Incident is available in the free tier, that's awesome... are there any limitations on that at all? Is the free tier version of Incident as fully featured as the paid tiers?

matryer · on Sept 13, 2022

Hello :) The free version is fully featured, so you just limited to number of users in the free tier (three).

farhan0410 · on Sept 13, 2022

Yes Grafana Incident is available (fully featured) in the free tier of Grafana Cloud

solarkraft · on Sept 13, 2022

Is there a chance we'll see it open sourced / a self hosting option?

matryer · on Sept 13, 2022

No plans currently, but a self hosted option seems reasonable. Although, most people like their emergency tech not hosted on their own tech :)

jrockway · on Sept 13, 2022

I dunno, I don't really mind self-hosting monitoring infrastructure. I basically pay for a website uptime checker to check that Alertmanager is working. If Alertmanager is down, obviously you have to manually check to see what else is down, but it doesn't fail open.

I wrote a little glue to make this straightforward for anyone else who uses Prometheus/Alertmanager: https://github.com/jrockway/alertmanager-status This ensures that the website check checks the health of the whole alerting pipeline; Prometheus has an always firing alert, Alertmanager is set to send that alert to alertmanager-status, and alertmanager-status starts failing its external health check if it isn't seeing that alert firing at the configured interval. If one of [Prometheus, Alertmanager, alertmanager-status] fails, then your website health check fails.

aalbertson · on Sept 13, 2022

Being not hosted on my same tech is one thing, still being self hosted so I can externalize it for a federal implementation is another. Definitely needs to be self hosted for ALL components. :)

matryer · on Sept 13, 2022

Yeah makes sense. I'll add your vote to the list :)

trog · on Sept 13, 2022

> No plans currently, but a self hosted option seems reasonable. Although, most people like their emergency tech not hosted on their own tech :)

FWIW our core application is hosted in AWS but we maintain our own Grafana infrastructure independently. So it's not hosted on our own tech, per se, though we're still responsible for keeping it online.

This looks great & would also love to see a self-hosted option. Honestly the more stuff like this that gets rolled into the OSS Grafana it actually makes me both more likely to try it and then more likely to eventually end up on the managed Grafana Cloud, as I will inevitably get sick of trying to maintain our own separate infra & the business case for centralising in Cloud makes more and more sense.

DrRobinson · on Sept 13, 2022

It looks really cool and since we already use Grafana it would be a good fit for us, but for on call purposes Slack isn't very useful. If we were to migrate from PagerDuty to this, we would need an app that can override do not distrub and wake people up. Do you have any plans for any such app?

drc · on Sept 13, 2022

hi, disclaimer I work at Grafana,

We have plans to build a native mobile app for ios & android for OnCall that would let you achieve this over the next few months.

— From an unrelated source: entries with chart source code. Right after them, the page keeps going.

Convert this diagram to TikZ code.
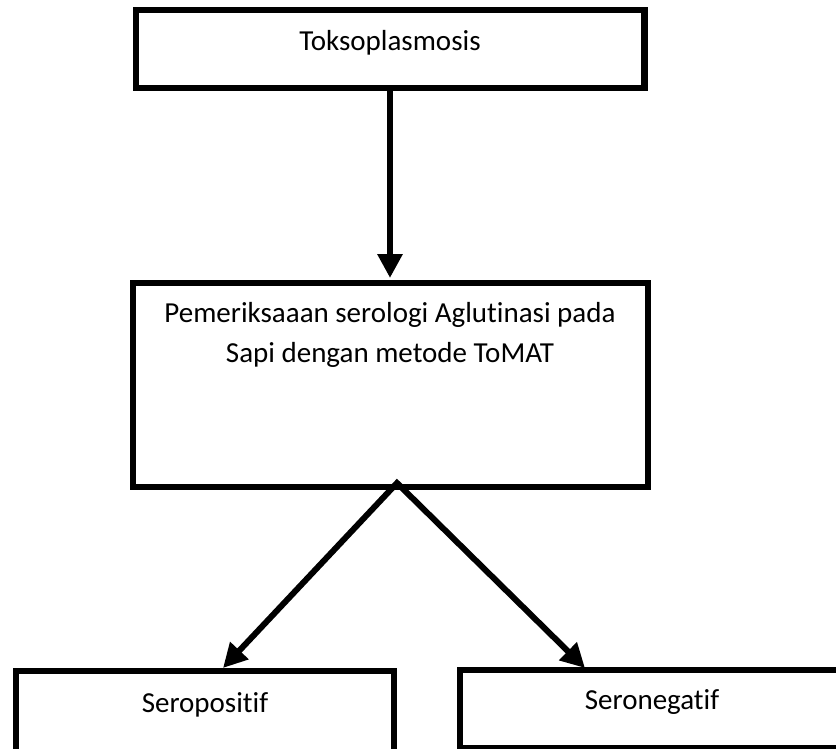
\documentclass[tikz,border=0pt]{standalone}
\usepackage{fontspec}
\setmainfont[Ligatures=CommonOff]{Carlito}
\usetikzlibrary{arrows.meta}
\begin{document}
\begin{tikzpicture}[x=1pt,y=-1pt,
  box/.style={draw=black,line width=6.5pt,rectangle,inner sep=0pt,fill=white},
  lbl/.style={font=\fontsize{29}{40}\selectfont,align=center,inner sep=0pt},
  arr/.style={line width=6pt,-{Triangle[length=24pt,width=24pt]}},
  darr/.style={line width=6pt,miter limit=20,{Triangle[length=24pt,width=24pt]}-{Triangle[length=24pt,width=24pt]}}]
\useasboundingbox (0,0) rectangle (836,749);
\fill[white] (0,0) rectangle (836,749);
% boxes
\node[box,minimum width=508.5pt,minimum height=78pt] (top) at (390,49) {};
\node[box,minimum width=515pt,minimum height=204pt] (mid) at (390.5,385) {};
\node[box,minimum width=378pt,minimum height=81pt] (left) at (205,711.5) {};
\node[box,minimum width=390pt,minimum height=78pt] (right) at (655,709) {};
% texts
\node[lbl] (ttext) at (390,43) {Toksoplasmosis};
\node[lbl] (mtext) at (390,335) {Pemeriksaaan serologi Aglutinasi pada\\Sapi dengan metode ToMAT};
\node[lbl] (ltext) at (205,705) {Seropositif};
\node[lbl] (rtext) at (652,702) {Seronegatif};
% connectors
\coordinate (apex) at (397,483);
\coordinate (lt) at (223,668);
\coordinate (rt) at (585,668);
\coordinate (ttip) at (390,278);
\draw[arr] (top.south) -- (ttip);
\draw[darr] (lt) -- (apex) -- (rt);
\end{tikzpicture}
\end{document}
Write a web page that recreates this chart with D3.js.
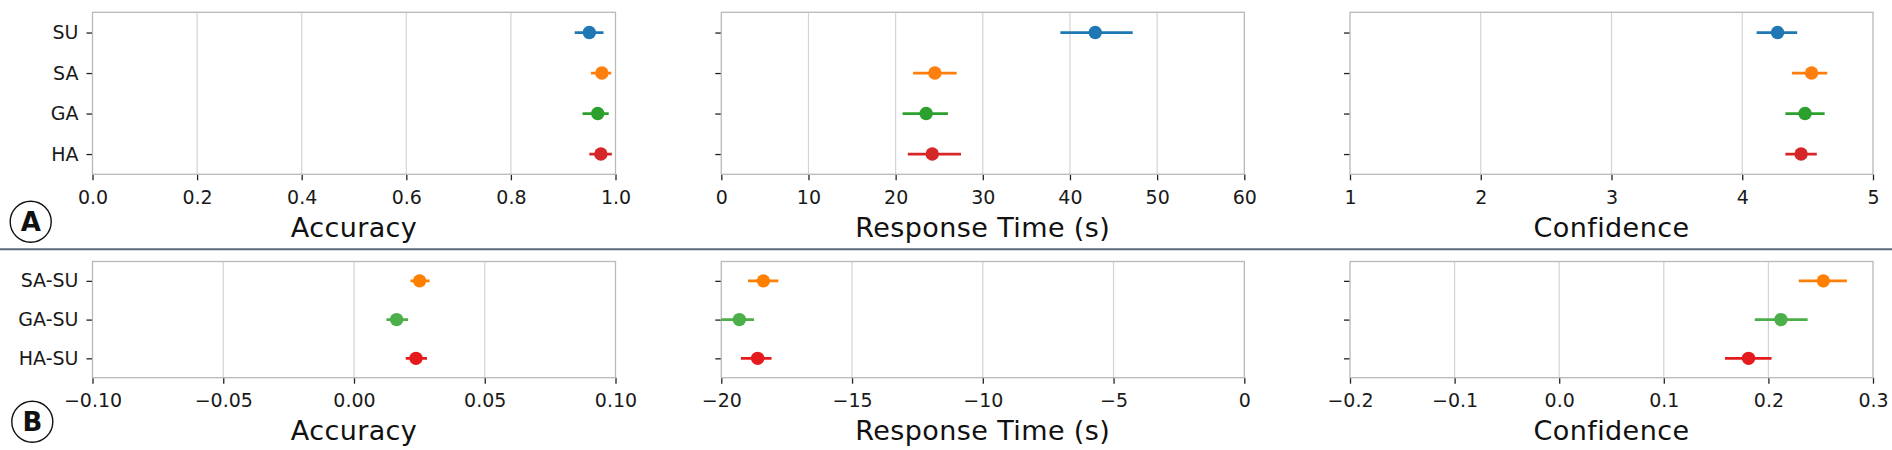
<!DOCTYPE html>
<html>
<head>
<meta charset="utf-8">
<script src="https://cdn.jsdelivr.net/npm/d3@7"></script>
<style>
  html, body { margin: 0; padding: 0; background: #fff; }
  text { font-family: "DejaVu Sans", sans-serif; }
</style>
</head>
<body>
<div id="wrapper"></div>
<script>
// ---- data ----
const topCats = ["SU", "SA", "GA", "HA"];
const topColors = ["#1f77b4", "#ff7f0e", "#2ca02c", "#d62728"];

const accMean = [0.950, 0.974, 0.966, 0.972];
const accLo = [0.922, 0.953, 0.937, 0.950];
const accHi = [0.977, 0.992, 0.987, 0.993];

const rtMean = [42.9, 24.5, 23.5, 24.2];
const rtLo = [38.9, 22.0, 20.8, 21.4];
const rtHi = [47.2, 27.0, 26.0, 27.5];

const confMean = [4.27, 4.53, 4.48, 4.45];
const confLo = [4.11, 4.38, 4.33, 4.33];
const confHi = [4.42, 4.65, 4.63, 4.57];

const diffCats = ["SA-SU", "GA-SU", "HA-SU"];
const diffColors = ["#ff7f00", "#4daf4a", "#e41a1c"];

const dAccMean = [0.0251, 0.0163, 0.0237];
const dAccLo = [0.0216, 0.0124, 0.0198];
const dAccHi = [0.0289, 0.0207, 0.0279];

const dRtMean = [-18.39, -19.31, -18.61];
const dRtLo = [-18.98, -20.1, -19.25];
const dRtHi = [-17.82, -18.75, -18.08];

const dConfMean = [0.2525, 0.212, 0.181];
const dConfLo = [0.229, 0.187, 0.1585];
const dConfHi = [0.275, 0.2375, 0.203];

const xLabels = ["Accuracy", "Response Time (s)", "Confidence"];

// ---- layout ----
const width = 1892, height = 450;
const panelLefts = [92.5, 721.3, 1350];
const panelWidth = 523;
const rows = [
  { top: 12.3, bottom: 174.3, labelY: 237, letter: "A", letterY: 221.7 },
  { top: 261.5, bottom: 377.7, labelY: 439.5, letter: "B", letterY: 421.7 },
];

const svg = d3.select("#wrapper")
  .append("svg")
  .attr("width", width)
  .attr("height", height);

let clipId = 0;

function drawPanel(row, col, cfg) {
  const x0 = panelLefts[col];
  const x = d3.scaleLinear()
    .domain(cfg.domain)
    .range([x0, x0 + panelWidth]);
  const y = d3.scalePoint()
    .domain(cfg.cats)
    .range([row.top, row.bottom])
    .padding(0.5);

  const g = svg.append("g");

  // vertical grid
  g.append("g")
    .selectAll("line")
    .data(cfg.ticks.slice(1, -1))
    .enter()
    .append("line")
    .attr("x1", (d) => x(d))
    .attr("x2", (d) => x(d))
    .attr("y1", row.top)
    .attr("y2", row.bottom)
    .attr("stroke", "#d4d4d4")
    .attr("stroke-width", 1.2);

  // x axis
  const xAxis = g.append("g")
    .attr("transform", `translate(0,${row.bottom})`)
    .call(d3.axisBottom(x)
      .tickValues(cfg.ticks)
      .tickFormat(d3.format(cfg.fmt))
      .tickSize(6)
      .tickPadding(10));
  xAxis.select(".domain").remove();
  xAxis.selectAll(".tick line").attr("stroke", "#222").attr("stroke-width", 1.3);
  xAxis.selectAll(".tick text")
    .attr("fill", "#1a1a1a")
    .style("font-size", "19px")
    .style("font-family", "DejaVu Sans, sans-serif");

  // y axis
  const yAxis = g.append("g")
    .attr("transform", `translate(${x0},0)`)
    .call(d3.axisLeft(y)
      .tickSize(6)
      .tickPadding(8)
      .tickFormat(col === 0 ? (d) => d : () => ""));
  yAxis.select(".domain").remove();
  yAxis.selectAll(".tick line").attr("stroke", "#222").attr("stroke-width", 1.3);
  yAxis.selectAll(".tick text")
    .attr("fill", "#1a1a1a")
    .style("font-size", "19px")
    .style("font-family", "DejaVu Sans, sans-serif");

  // frame
  g.append("rect")
    .attr("x", x0)
    .attr("y", row.top)
    .attr("width", panelWidth)
    .attr("height", row.bottom - row.top)
    .attr("fill", "none")
    .attr("stroke", "#b9b9b9")
    .attr("stroke-width", 1.3);

  // clip for marks
  const id = "clip" + clipId++;
  svg.append("clipPath")
    .attr("id", id)
    .append("rect")
    .attr("x", x0)
    .attr("y", row.top)
    .attr("width", panelWidth)
    .attr("height", row.bottom - row.top);

  const marks = g.append("g").attr("clip-path", `url(#${id})`);
  const data = cfg.cats.map((c, i) => ({
    cat: c,
    mean: cfg.mean[i],
    lo: cfg.lo[i],
    hi: cfg.hi[i],
    color: cfg.colors[i],
  }));

  marks.selectAll("line.err")
    .data(data)
    .enter()
    .append("line")
    .classed("err", true)
    .attr("x1", (d) => x(d.lo))
    .attr("x2", (d) => x(d.hi))
    .attr("y1", (d) => y(d.cat))
    .attr("y2", (d) => y(d.cat))
    .attr("stroke", (d) => d.color)
    .attr("stroke-width", 2.7);

  marks.selectAll("circle")
    .data(data)
    .enter()
    .append("circle")
    .attr("cx", (d) => x(d.mean))
    .attr("cy", (d) => y(d.cat))
    .attr("r", 6.7)
    .attr("fill", (d) => d.color);

  // axis label
  g.append("text")
    .attr("x", x0 + panelWidth / 2)
    .attr("y", row.labelY)
    .attr("text-anchor", "middle")
    .attr("fill", "#111")
    .style("font-size", "27px")
    .style("letter-spacing", "0.4px")
    .text(xLabels[col]);
}

const topPanels = [
  { domain: [0, 1], ticks: [0, 0.2, 0.4, 0.6, 0.8, 1.0], fmt: ".1f", mean: accMean, lo: accLo, hi: accHi },
  { domain: [0, 60], ticks: [0, 10, 20, 30, 40, 50, 60], fmt: "d", mean: rtMean, lo: rtLo, hi: rtHi },
  { domain: [1, 5], ticks: [1, 2, 3, 4, 5], fmt: "d", mean: confMean, lo: confLo, hi: confHi },
];
const bottomPanels = [
  { domain: [-0.1, 0.1], ticks: [-0.1, -0.05, 0, 0.05, 0.1], fmt: ".2f", mean: dAccMean, lo: dAccLo, hi: dAccHi },
  { domain: [-20, 0], ticks: [-20, -15, -10, -5, 0], fmt: "d", mean: dRtMean, lo: dRtLo, hi: dRtHi },
  { domain: [-0.2, 0.3], ticks: [-0.2, -0.1, 0, 0.1, 0.2, 0.3], fmt: ".1f", mean: dConfMean, lo: dConfLo, hi: dConfHi },
];

topPanels.forEach((p, i) =>
  drawPanel(rows[0], i, Object.assign({ cats: topCats, colors: topColors }, p)));
bottomPanels.forEach((p, i) =>
  drawPanel(rows[1], i, Object.assign({ cats: diffCats, colors: diffColors }, p)));

// divider between A and B
svg.append("line")
  .attr("x1", 0)
  .attr("x2", width)
  .attr("y1", 249.3)
  .attr("y2", 249.3)
  .attr("stroke", "#5b6b7c")
  .attr("stroke-width", 2);

// panel letters
rows.forEach((row) => {
  const cx = row.letter === "A" ? 30.7 : 32.3;
  svg.append("circle")
    .attr("cx", cx)
    .attr("cy", row.letterY)
    .attr("r", 20.5)
    .attr("fill", "none")
    .attr("stroke", "#111")
    .attr("stroke-width", 1.4);
  svg.append("text")
    .attr("x", cx)
    .attr("y", row.letterY + 9.5)
    .attr("text-anchor", "middle")
    .attr("fill", "#111")
    .style("font-size", "26px")
    .style("font-weight", "bold")
    .text(row.letter);
});
</script>
</body>
</html>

OnCall is a separate product from Incident. It's available via OSS and Cloud. Incident and OnCall work well together, or you can use either as standalone!

thayne · on Sept 13, 2022

I'm a little curious how this will work with self hosted OnCall. Will the user need to set up their own push notification accounts for apple and Google, will it used a centralized service from Grafana, will it have a background service that polls the hosted OnCall service, or something else?

prepend · on Sept 13, 2022

Any plans to have this FedRAMP certified so it can be used in US federal government incident management?

SkoChippy · on Sept 13, 2022

No immediate plans for FedRAMP, but this may be on the roadmap in future quarters.

mrtimbo · on Sept 13, 2022

Any plans for Teams integration? We recently switched all our bots over from Slack.

matryer · on Sept 13, 2022

You don't need Slack to use the tool, but yeah, a Teams integration is on the list, and will probably drop early next year.

altdataseller · on Sept 13, 2022

Anyone replacing PAgerduty with this?

buro9 · on Sept 13, 2022

I think that would be Grafana OnCall https://grafana.com/products/oncall/

Internally we (Grafana Labs) already have replaced PagerDuty and are using it for our teams running critical systems.